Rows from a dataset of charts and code
==================================================

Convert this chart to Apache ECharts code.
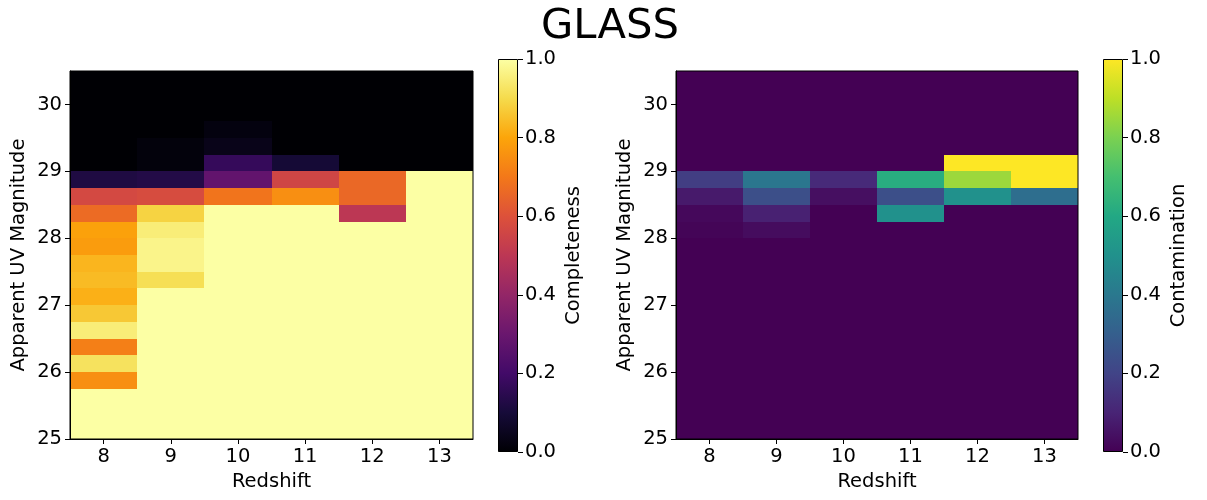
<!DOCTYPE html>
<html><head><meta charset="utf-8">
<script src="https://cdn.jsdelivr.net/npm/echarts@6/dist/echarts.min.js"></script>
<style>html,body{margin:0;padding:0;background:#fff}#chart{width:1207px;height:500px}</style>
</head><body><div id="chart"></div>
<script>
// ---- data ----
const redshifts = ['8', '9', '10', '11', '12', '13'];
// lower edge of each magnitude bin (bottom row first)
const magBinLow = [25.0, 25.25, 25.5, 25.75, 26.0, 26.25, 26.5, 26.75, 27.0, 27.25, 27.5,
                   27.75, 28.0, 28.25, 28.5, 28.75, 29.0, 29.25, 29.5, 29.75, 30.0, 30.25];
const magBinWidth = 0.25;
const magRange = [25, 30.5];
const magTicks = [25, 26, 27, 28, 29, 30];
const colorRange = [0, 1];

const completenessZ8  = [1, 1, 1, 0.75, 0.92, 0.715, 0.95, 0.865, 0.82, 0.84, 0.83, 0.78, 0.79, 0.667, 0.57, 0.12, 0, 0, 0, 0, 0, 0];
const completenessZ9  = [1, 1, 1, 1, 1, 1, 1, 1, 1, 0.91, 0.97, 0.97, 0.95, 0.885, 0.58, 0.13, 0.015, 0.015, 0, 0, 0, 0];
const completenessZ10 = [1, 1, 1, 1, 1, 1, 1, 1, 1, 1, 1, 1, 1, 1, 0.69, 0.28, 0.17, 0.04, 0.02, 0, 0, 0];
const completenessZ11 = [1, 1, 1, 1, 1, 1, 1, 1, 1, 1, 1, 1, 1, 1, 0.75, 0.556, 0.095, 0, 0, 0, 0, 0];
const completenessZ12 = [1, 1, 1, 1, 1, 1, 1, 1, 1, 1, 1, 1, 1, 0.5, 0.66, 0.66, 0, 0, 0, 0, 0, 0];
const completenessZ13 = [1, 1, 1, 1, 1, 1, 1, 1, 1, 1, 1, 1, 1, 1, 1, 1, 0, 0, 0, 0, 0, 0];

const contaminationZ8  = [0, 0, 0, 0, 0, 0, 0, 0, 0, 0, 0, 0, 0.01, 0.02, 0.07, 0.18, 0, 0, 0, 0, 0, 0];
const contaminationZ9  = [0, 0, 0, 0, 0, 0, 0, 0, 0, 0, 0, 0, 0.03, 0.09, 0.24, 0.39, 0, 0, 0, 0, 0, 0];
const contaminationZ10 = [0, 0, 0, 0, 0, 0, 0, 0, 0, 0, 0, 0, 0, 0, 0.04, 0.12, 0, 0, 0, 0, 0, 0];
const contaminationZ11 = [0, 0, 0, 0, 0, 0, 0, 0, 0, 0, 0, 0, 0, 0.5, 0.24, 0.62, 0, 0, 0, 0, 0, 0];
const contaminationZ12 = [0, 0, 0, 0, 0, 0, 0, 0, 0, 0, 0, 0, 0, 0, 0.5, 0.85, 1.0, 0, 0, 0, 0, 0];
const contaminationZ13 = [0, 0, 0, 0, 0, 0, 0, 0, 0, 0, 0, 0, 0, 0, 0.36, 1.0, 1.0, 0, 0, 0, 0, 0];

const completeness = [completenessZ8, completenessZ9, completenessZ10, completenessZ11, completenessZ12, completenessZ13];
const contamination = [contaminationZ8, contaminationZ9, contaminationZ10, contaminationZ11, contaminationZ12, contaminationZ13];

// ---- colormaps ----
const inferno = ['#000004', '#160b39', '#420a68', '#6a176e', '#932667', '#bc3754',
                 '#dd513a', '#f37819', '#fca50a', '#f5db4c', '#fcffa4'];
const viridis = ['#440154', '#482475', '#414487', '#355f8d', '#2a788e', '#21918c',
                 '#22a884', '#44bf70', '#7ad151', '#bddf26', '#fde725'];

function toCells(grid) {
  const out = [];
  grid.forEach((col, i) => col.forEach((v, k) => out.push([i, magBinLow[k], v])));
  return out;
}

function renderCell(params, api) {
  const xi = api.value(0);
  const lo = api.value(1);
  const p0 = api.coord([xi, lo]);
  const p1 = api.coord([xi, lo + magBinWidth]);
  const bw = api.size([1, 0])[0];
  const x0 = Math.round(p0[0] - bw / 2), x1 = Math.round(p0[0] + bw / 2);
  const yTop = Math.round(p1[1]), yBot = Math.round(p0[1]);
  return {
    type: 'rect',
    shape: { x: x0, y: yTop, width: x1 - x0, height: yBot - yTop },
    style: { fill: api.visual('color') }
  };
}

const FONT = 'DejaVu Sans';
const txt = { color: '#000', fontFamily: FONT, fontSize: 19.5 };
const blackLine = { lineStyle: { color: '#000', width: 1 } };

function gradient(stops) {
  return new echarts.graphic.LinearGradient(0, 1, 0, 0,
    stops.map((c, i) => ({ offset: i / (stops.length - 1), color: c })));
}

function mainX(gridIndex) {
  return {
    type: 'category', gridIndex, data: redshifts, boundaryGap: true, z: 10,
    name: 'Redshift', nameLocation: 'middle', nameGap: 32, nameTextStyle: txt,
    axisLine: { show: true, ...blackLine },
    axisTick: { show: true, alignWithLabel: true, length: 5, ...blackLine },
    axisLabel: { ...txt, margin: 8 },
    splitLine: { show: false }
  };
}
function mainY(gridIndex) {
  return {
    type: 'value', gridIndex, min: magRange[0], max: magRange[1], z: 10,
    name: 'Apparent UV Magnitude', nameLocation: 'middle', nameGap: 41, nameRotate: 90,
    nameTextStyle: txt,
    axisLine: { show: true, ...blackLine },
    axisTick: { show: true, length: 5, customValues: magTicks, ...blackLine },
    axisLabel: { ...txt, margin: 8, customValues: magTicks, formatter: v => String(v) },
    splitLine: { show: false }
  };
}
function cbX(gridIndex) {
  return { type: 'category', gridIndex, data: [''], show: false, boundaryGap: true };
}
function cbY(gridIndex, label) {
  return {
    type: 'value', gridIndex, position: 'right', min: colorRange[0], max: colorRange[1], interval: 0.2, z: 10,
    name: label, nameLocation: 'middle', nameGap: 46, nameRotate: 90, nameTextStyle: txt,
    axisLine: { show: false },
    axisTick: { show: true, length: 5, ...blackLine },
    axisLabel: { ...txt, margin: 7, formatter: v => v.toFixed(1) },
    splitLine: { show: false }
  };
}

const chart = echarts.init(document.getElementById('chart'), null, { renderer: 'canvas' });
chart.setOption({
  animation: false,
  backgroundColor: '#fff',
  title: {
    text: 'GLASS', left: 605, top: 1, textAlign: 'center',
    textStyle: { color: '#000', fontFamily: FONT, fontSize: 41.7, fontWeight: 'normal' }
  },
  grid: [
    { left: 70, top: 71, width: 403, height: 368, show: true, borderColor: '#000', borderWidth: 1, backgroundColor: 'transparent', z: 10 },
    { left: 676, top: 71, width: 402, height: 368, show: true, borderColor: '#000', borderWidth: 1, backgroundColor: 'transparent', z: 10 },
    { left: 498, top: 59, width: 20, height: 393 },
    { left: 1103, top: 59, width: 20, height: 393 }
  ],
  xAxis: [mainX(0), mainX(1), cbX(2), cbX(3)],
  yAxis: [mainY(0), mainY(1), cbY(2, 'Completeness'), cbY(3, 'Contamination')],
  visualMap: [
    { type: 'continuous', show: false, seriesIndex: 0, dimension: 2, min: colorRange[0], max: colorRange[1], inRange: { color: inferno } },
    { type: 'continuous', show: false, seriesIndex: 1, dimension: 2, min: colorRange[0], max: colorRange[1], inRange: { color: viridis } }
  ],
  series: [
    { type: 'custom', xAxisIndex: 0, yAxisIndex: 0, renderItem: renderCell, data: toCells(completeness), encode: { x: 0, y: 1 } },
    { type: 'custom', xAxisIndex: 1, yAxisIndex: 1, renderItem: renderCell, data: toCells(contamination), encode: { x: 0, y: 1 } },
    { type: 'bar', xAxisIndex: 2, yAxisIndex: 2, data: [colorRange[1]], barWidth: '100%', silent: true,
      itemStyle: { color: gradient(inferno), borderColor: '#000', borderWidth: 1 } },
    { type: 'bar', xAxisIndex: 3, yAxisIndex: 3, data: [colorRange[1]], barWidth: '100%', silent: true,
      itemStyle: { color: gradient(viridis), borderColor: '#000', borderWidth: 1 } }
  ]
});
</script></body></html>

==================================================

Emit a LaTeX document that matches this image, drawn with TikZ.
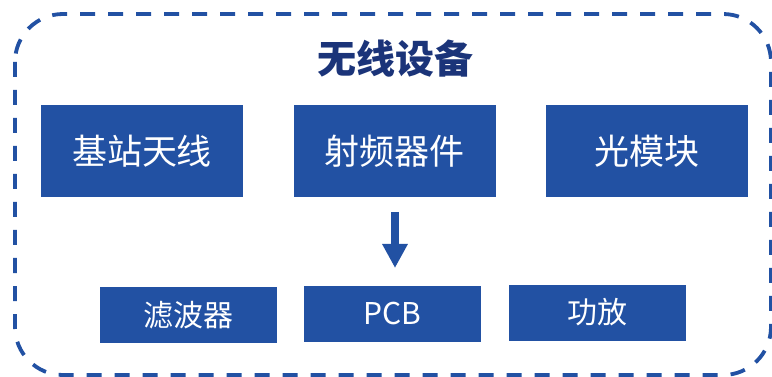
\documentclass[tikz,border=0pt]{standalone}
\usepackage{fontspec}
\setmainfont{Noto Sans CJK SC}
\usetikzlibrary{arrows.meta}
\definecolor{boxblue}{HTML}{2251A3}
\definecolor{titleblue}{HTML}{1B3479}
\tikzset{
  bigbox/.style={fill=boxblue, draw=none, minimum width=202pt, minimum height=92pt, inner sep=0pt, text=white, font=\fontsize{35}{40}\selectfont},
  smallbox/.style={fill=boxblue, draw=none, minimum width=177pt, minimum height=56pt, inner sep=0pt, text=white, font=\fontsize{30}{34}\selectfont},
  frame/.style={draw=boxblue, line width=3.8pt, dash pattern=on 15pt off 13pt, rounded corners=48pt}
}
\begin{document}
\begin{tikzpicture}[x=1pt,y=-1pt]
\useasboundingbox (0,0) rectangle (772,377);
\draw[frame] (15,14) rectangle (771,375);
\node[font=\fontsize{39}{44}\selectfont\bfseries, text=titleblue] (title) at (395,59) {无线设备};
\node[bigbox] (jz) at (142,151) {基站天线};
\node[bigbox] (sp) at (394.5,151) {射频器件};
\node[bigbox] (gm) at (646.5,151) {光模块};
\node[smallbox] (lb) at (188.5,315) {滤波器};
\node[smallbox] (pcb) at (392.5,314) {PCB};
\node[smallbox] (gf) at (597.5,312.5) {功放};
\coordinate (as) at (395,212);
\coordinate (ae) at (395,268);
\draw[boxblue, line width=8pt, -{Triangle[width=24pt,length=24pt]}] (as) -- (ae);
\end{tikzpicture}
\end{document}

==================================================

> [WHAT YOU NEED TO DO]: Using the entries above, write out exactly the lines from the one with "Convert this chart to Apache ECharts code." through the one with "const colorRange = [0, 1];", ends included. Leave out any pictures.

> [SOLUTION TO THIS TASK]:
Convert this chart to Apache ECharts code.
<!DOCTYPE html>
<html><head><meta charset="utf-8">
<script src="https://cdn.jsdelivr.net/npm/echarts@6/dist/echarts.min.js"></script>
<style>html,body{margin:0;padding:0;background:#fff}#chart{width:1207px;height:500px}</style>
</head><body><div id="chart"></div>
<script>
// ---- data ----
const redshifts = ['8', '9', '10', '11', '12', '13'];
// lower edge of each magnitude bin (bottom row first)
const magBinLow = [25.0, 25.25, 25.5, 25.75, 26.0, 26.25, 26.5, 26.75, 27.0, 27.25, 27.5,
                   27.75, 28.0, 28.25, 28.5, 28.75, 29.0, 29.25, 29.5, 29.75, 30.0, 30.25];
const magBinWidth = 0.25;
const magRange = [25, 30.5];
const magTicks = [25, 26, 27, 28, 29, 30];
const colorRange = [0, 1];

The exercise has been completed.